**Aim:** Copy out all the lines exactly. Omit pictures.

====== Information supplied

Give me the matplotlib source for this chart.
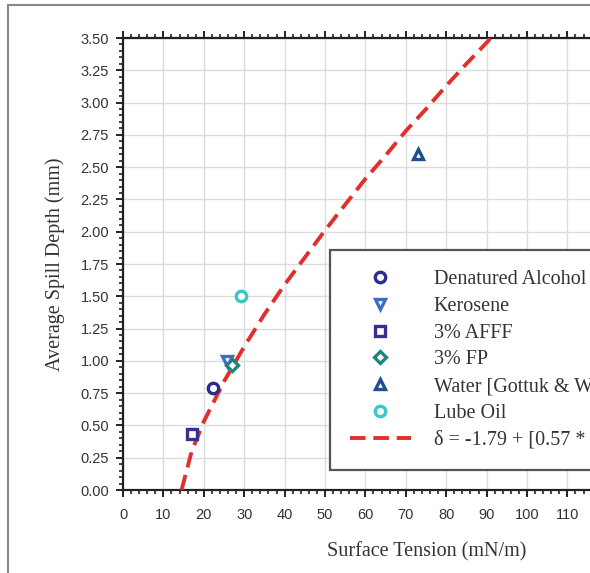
import matplotlib
matplotlib.use("Agg")
import matplotlib.pyplot as plt
from matplotlib.ticker import MultipleLocator, FormatStrFormatter, FuncFormatter
from matplotlib.lines import Line2D

# ---- data ----
series_names = ["Denatured Alcohol", "Kerosene", "3% AFFF", "3% FP",
                "Water [Gottuk & White]", "Lube Oil"]
surface_tension = [22.3, 25.7, 17.2, 26.9, 73.1, 29.1]
spill_depth = [0.79, 1.00, 0.43, 0.97, 2.60, 1.50]
markers = ["o", "v", "s", "D", "^", "o"]
colors = ["#2e2c8c", "#3b6fc4", "#3a2e90", "#1f857c", "#1f4f8e", "#3cc6c6"]

fit_label = "δ = -1.79 + [0.57 * σ]"
fit_sigma = [14.5, 17, 20, 25, 30, 35, 40, 45, 50, 55, 60, 65, 70, 75, 80, 85, 90.5, 91.2]
fit_depth = [0.00, 0.30, 0.53, 0.84, 1.11, 1.36, 1.59, 1.80, 2.01, 2.21, 2.41,
             2.59, 2.78, 2.95, 3.13, 3.30, 3.48, 3.52]

W, H = 590, 573
fig = plt.figure(figsize=(W / 100, H / 100), dpi=100)
ax = fig.add_axes([123 / W, 83 / H, 606 / W, 452 / H])

for x, y, m, c, n in zip(surface_tension, spill_depth, markers, colors, series_names):
    ax.plot([x], [y], linestyle="none", marker=m, markersize=7.5 if m != "D" else 6.5,
            markerfacecolor="white", markeredgecolor=c, markeredgewidth=2.4,
            label=n, zorder=4)

ax.plot(fit_sigma, fit_depth, linestyle=(0, (4, 2)), color="#e0302c", lw=2.8,
        label=fit_label, zorder=3)

ax.set_xlim(0, 150)
ax.set_ylim(0, 3.5)
ax.xaxis.set_major_locator(MultipleLocator(10))
ax.xaxis.set_minor_locator(MultipleLocator(2))
ax.xaxis.set_major_formatter(FuncFormatter(lambda v, p: f"{v:.0f}" if v <= 110 else ""))
ax.yaxis.set_major_locator(MultipleLocator(0.25))
ax.yaxis.set_minor_locator(MultipleLocator(0.05))
ax.yaxis.set_major_formatter(FormatStrFormatter("%.2f"))

ax.grid(True, which="major", color="#dcdcdc", lw=1.0)
ax.set_axisbelow(True)
ax.tick_params(which="both", direction="out", top=True, right=False,
               labeltop=False, color="#222222")
ax.tick_params(which="major", length=5, width=1.4, labelsize=10.5,
               labelcolor="#333333")
ax.tick_params(axis="y", which="major", pad=5)
ax.tick_params(axis="x", which="major", pad=8)
ax.tick_params(which="minor", length=3, width=1.2)
for lab in ax.get_xticklabels() + ax.get_yticklabels():
    lab.set_family("Liberation Sans")
for s in ["left", "bottom", "top"]:
    ax.spines[s].set_linewidth(1.6)
    ax.spines[s].set_color("#222222")

ax.set_xlabel("Surface Tension (mN/m)", family="Liberation Serif", fontsize=14.5,
              color="#333333")
ax.set_ylabel("Average Spill Depth (mm)", family="Liberation Serif", fontsize=14.5,
              color="#333333")
ax.xaxis.set_label_coords((427 - 123) / 606, -(552 - 490) / 452)
ax.yaxis.set_label_coords((55 - 123) / 606, 0.5)
ax.yaxis.label.set_verticalalignment("center")
ax.xaxis.label.set_verticalalignment("center")

leg = ax.legend(loc="upper left", bbox_to_anchor=((330 - 123) / 606, (490 - 250) / 452),
                borderaxespad=0, fancybox=False, framealpha=1, edgecolor="#555555",
                prop={"family": "Liberation Serif", "size": 14.5},
                handlelength=3.0, handletextpad=1.15, borderpad=1.0,
                labelspacing=0.38, numpoints=1)
leg.get_frame().set_linewidth(1.6)
for t in leg.get_texts():
    t.set_color("#333333")

# outer frame of the picture
fig.add_artist(Line2D([8 / W, 8 / W], [0, 1 - 5 / H], color="#888888", lw=1.5))
fig.add_artist(Line2D([8 / W, 1], [1 - 5 / H, 1 - 5 / H], color="#888888", lw=1.5))

fig.savefig("out.png", dpi=100)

============

**Task response:**
Give me the matplotlib source for this chart.
import matplotlib
matplotlib.use("Agg")
import matplotlib.pyplot as plt
from matplotlib.ticker import MultipleLocator, FormatStrFormatter, FuncFormatter
from matplotlib.lines import Line2D

# ---- data ----
series_names = ["Denatured Alcohol", "Kerosene", "3% AFFF", "3% FP",
                "Water [Gottuk & White]", "Lube Oil"]
surface_tension = [22.3, 25.7, 17.2, 26.9, 73.1, 29.1]
spill_depth = [0.79, 1.00, 0.43, 0.97, 2.60, 1.50]
markers = ["o", "v", "s", "D", "^", "o"]
colors = ["#2e2c8c", "#3b6fc4", "#3a2e90", "#1f857c", "#1f4f8e", "#3cc6c6"]

fit_label = "δ = -1.79 + [0.57 * σ]"
fit_sigma = [14.5, 17, 20, 25, 30, 35, 40, 45, 50, 55, 60, 65, 70, 75, 80, 85, 90.5, 91.2]
fit_depth = [0.00, 0.30, 0.53, 0.84, 1.11, 1.36, 1.59, 1.80, 2.01, 2.21, 2.41,
             2.59, 2.78, 2.95, 3.13, 3.30, 3.48, 3.52]

W, H = 590, 573
fig = plt.figure(figsize=(W / 100, H / 100), dpi=100)
ax = fig.add_axes([123 / W, 83 / H, 606 / W, 452 / H])

for x, y, m, c, n in zip(surface_tension, spill_depth, markers, colors, series_names):
    ax.plot([x], [y], linestyle="none", marker=m, markersize=7.5 if m != "D" else 6.5,
            markerfacecolor="white", markeredgecolor=c, markeredgewidth=2.4,
            label=n, zorder=4)

ax.plot(fit_sigma, fit_depth, linestyle=(0, (4, 2)), color="#e0302c", lw=2.8,
        label=fit_label, zorder=3)

ax.set_xlim(0, 150)
ax.set_ylim(0, 3.5)
ax.xaxis.set_major_locator(MultipleLocator(10))
ax.xaxis.set_minor_locator(MultipleLocator(2))
ax.xaxis.set_major_formatter(FuncFormatter(lambda v, p: f"{v:.0f}" if v <= 110 else ""))
ax.yaxis.set_major_locator(MultipleLocator(0.25))
ax.yaxis.set_minor_locator(MultipleLocator(0.05))
ax.yaxis.set_major_formatter(FormatStrFormatter("%.2f"))

ax.grid(True, which="major", color="#dcdcdc", lw=1.0)
ax.set_axisbelow(True)
ax.tick_params(which="both", direction="out", top=True, right=False,
               labeltop=False, color="#222222")
ax.tick_params(which="major", length=5, width=1.4, labelsize=10.5,
               labelcolor="#333333")
ax.tick_params(axis="y", which="major", pad=5)
ax.tick_params(axis="x", which="major", pad=8)
ax.tick_params(which="minor", length=3, width=1.2)
for lab in ax.get_xticklabels() + ax.get_yticklabels():
    lab.set_family("Liberation Sans")
for s in ["left", "bottom", "top"]:
    ax.spines[s].set_linewidth(1.6)
    ax.spines[s].set_color("#222222")

ax.set_xlabel("Surface Tension (mN/m)", family="Liberation Serif", fontsize=14.5,
              color="#333333")
ax.set_ylabel("Average Spill Depth (mm)", family="Liberation Serif", fontsize=14.5,
              color="#333333")
ax.xaxis.set_label_coords((427 - 123) / 606, -(552 - 490) / 452)
ax.yaxis.set_label_coords((55 - 123) / 606, 0.5)
ax.yaxis.label.set_verticalalignment("center")
ax.xaxis.label.set_verticalalignment("center")

leg = ax.legend(loc="upper left", bbox_to_anchor=((330 - 123) / 606, (490 - 250) / 452),
                borderaxespad=0, fancybox=False, framealpha=1, edgecolor="#555555",
                prop={"family": "Liberation Serif", "size": 14.5},
                handlelength=3.0, handletextpad=1.15, borderpad=1.0,
                labelspacing=0.38, numpoints=1)
leg.get_frame().set_linewidth(1.6)
for t in leg.get_texts():
    t.set_color("#333333")

# outer frame of the picture
fig.add_artist(Line2D([8 / W, 8 / W], [0, 1 - 5 / H], color="#888888", lw=1.5))
fig.add_artist(Line2D([8 / W, 1], [1 - 5 / H, 1 - 5 / H], color="#888888", lw=1.5))

fig.savefig("out.png", dpi=100)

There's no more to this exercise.